The response itself says whether you agree, partly agree, or decline, and why. Most replies are short: you agreed and made the change. The rare decline needs evidence and a concession in the text, and there is a craft to disagreeing with a reviewer politely without souring the file.

State the change in the past tense. "We added the missing covariate and reran the analysis" is a completed action; "we will consider this in future work" is a deferral, and editors read it as one. Then give the address: section, page, and line range in the revision, plus which copy the numbers refer to if you submit both a clean and a tracked-changes version.

How do you number comments from multiple reviewers?

Prefix each number with its reviewer: R1.1, R1.2, R2.1, and so on. Editor comments get their own prefix, usually E1 onward.

Never impose your own ordering. If Reviewer 2 numbered their comments, keep those numbers even when they misnumbered something, and note the discrepancy rather than silently fixing it. If a reviewer opened with a paragraph of general remarks before the itemized list, treat that paragraph as its own entry, labeled R2.0 or "General comment," and answer it too. Unnumbered prose reviews are yours to segment: split them at each distinct request and number the pieces in reading order.

Sub-parts take letters, so a two-part comment becomes R1.4a and R1.4b. The scheme matters less than its stability. A response document that calls the same comment "3" in the summary letter and "R2.3" in the annex sends the editor back to counting.

How do you keep the document scannable?

Pick one visual convention for comments and a different one for replies, then apply it without a single exception. The standard pairing is the comment in italics or an indented block, the reply in plain type beneath it.

Labels help when replies have several parts: a short "Response:", "Change:", and "Location:" at the start of each element lets the editor jump straight to the part they need. Avoid distinguishing comment from reply by color alone, since the distinction can vanish in a grayscale print or an accessibility reader. And check the author guidelines before you format anything. Some journals supply their own response template, and theirs wins.

Whitespace is not decoration here. A blank line between units, and a page break before each new reviewer, turn a forty-item document into something an editor can navigate by thumb.

A template you can adapt to any journal

The skeleton below covers the conventions above. Replace the bracketed slots, delete what a given journal's template already provides, and keep the numbering scheme from the first page to the last.

RESPONSE TO REVIEWERS
Manuscript ID: [ID]   Title: [short title]

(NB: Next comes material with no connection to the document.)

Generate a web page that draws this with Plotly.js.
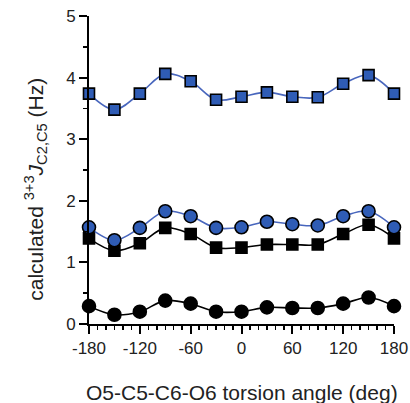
<!DOCTYPE html>
<html>
<head>
<meta charset="utf-8">
<script src="https://cdn.plot.ly/plotly-3.0.1.min.js"></script>
<style>html,body{margin:0;padding:0;background:#fff;}#chart{width:410px;height:403px;}</style>
</head>
<body>
<div id="chart"></div>
<script>
var angles = [-180, -150, -120, -90, -60, -30, 0, 30, 60, 90, 120, 150, 180];
var blueSquares = [3.74, 3.48, 3.74, 4.06, 3.94, 3.64, 3.69, 3.76, 3.69, 3.68, 3.90, 4.04, 3.74];
var blueCircles = [1.57, 1.36, 1.56, 1.83, 1.75, 1.56, 1.57, 1.66, 1.62, 1.60, 1.75, 1.83, 1.57];
var blackSquares = [1.39, 1.19, 1.31, 1.56, 1.46, 1.24, 1.24, 1.29, 1.29, 1.29, 1.46, 1.61, 1.39];
var blackCircles = [0.29, 0.15, 0.20, 0.38, 0.33, 0.20, 0.20, 0.27, 0.26, 0.26, 0.33, 0.43, 0.29];
var xTicks = [-180, -120, -60, 0, 60, 120, 180];
var yTicks = [0, 1, 2, 3, 4, 5];

var BLUE = '#2f5cb5';
var BLUELINE = '#4866bd';

function series(y, sym, fill, lineColor) {
  return {
    x: angles, y: y, type: 'scatter', mode: 'lines+markers',
    line: {shape: 'spline', smoothing: 1, color: lineColor, width: 1.6},
    marker: {symbol: sym, size: sym === 'square' ? 11 : 13, color: fill, line: {color: '#000', width: 1.6}},
    cliponaxis: false, hoverinfo: 'skip'
  };
}

var data = [
  series(blackCircles, 'circle', '#000', '#000'),
  series(blackSquares, 'square', '#000', '#000'),
  series(blueCircles, 'circle', BLUE, BLUELINE),
  series(blueSquares, 'square', BLUE, BLUELINE)
];

var layout = {
  width: 410, height: 403,
  margin: {l: 89, r: 16, t: 16, b: 79},
  paper_bgcolor: '#fff', plot_bgcolor: '#fff',
  showlegend: false,
  font: {family: 'Liberation Sans, Arial, sans-serif', color: '#222'},
  xaxis: {
    range: [-180, 180], tickvals: xTicks, ticktext: xTicks.map(String),
    showgrid: false, zeroline: false, showline: true, linecolor: '#000', linewidth: 2,
    ticks: 'outside', ticklen: 8, tickwidth: 2, tickcolor: '#000',
    tickfont: {size: 17, color: '#222'},
    minor: {dtick: 10, tick0: 0, ticks: 'outside', ticklen: 4, tickwidth: 1.5, tickcolor: '#000', showgrid: false}
  },
  yaxis: {
    range: [0, 5], tickvals: yTicks, ticktext: yTicks.map(String),
    showgrid: false, zeroline: false, showline: true, linecolor: '#000', linewidth: 2,
    ticks: 'outside', ticklen: 8, tickwidth: 2, tickcolor: '#000',
    tickfont: {size: 17, color: '#222'},
    minor: {dtick: 0.5, tick0: 0, ticks: 'outside', ticklen: 4, tickwidth: 1.5, tickcolor: '#000', showgrid: false}
  },
  annotations: [
    {text: 'O5-C5-C6-O6 torsion angle (deg)', xref: 'paper', yref: 'paper',
     x: 0.5, y: -0.222, xanchor: 'center', yanchor: 'middle', showarrow: false,
     font: {size: 21, color: '#222'}},
    {text: 'calculated <sup>3+3</sup><i>J</i><sub>C2,C5</sub> (Hz)', xref: 'paper', yref: 'paper',
     x: -0.176, y: 0.437, xanchor: 'center', yanchor: 'middle', textangle: -90, showarrow: false,
     font: {size: 21, color: '#222'}}
  ]
};

Plotly.newPlot('chart', data, layout, {staticPlot: true, displayModeBar: false});
</script>
</body>
</html>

Reviewer comments appear in italics, numbered R1.1, R2.1, and so on.
All page and line numbers refer to the clean copy of the revision.

REVIEWER 1

R1.1  [Comment, quoted verbatim.]

  Response:  [Agree / partly agree / decline, with reasons.]
  Change:    [What was changed, stated in the past tense.]
  Location:  Section [x], page [x], lines [x] to [x].

R1.2  [Next comment.]
  ...

REVIEWER 2

R2.1  [Comment.]
  ...

Which formatting mistakes irritate editors?

The ones that force rereading. Paraphrased comments top the list, followed by replies that state a change but never say where it landed.

A few others recur in almost every editor's complaints. Thanking the reviewer for their "insightful comment" before all nineteen replies pads the document without warming anyone. Merging two comments into one reply leaves the editor unsure which half was answered. Line numbers copied from an earlier draft point at the wrong text, which tells the editor the authors never checked their own map; lock the manuscript first, then verify every location against the final PDF. Inconsistent numbering between the cover letter and the annex has the same effect. None of these mistakes sink a sound revision on their own. Together they signal carelessness, and carelessness is exactly what the reviewers were checking for.

One quieter failure sits outside the response document. The revision itself must still meet the journal's formatting rules, and revisions break them silently: a rewritten abstract drifts past its word cap, a new reference knocks the list out of style. Waraq runs that final check against the journal's own rule set and returns each fix as a tracked change in Word.

The point-by-point annex is the engine of the resubmission, but it travels inside a short letter to the editor, with its own greeting and a one-paragraph summary of the major changes. How to write that wrapper, and a worked example of the whole package, is covered in our guide to the response to reviewers letter. Format the annex so it can be scanned in two minutes. That is the standard the editor will apply, whether you met it or not.

Common questions

Do I copy the reviewer's comment word for word?
Yes, paste it verbatim, typos included. Editing a comment invites the suspicion that you softened it, and reviewers notice when their words change. If one comment contains several questions, split it into lettered sub-points but keep each fragment exact.
Should I use a table or a numbered list for the responses?
Either works, as long as comment, reply, and location stay visually distinct. Tables break awkwardly across pages when a reply runs long, so most authors do better with a numbered list, and a journal-supplied template overrides both.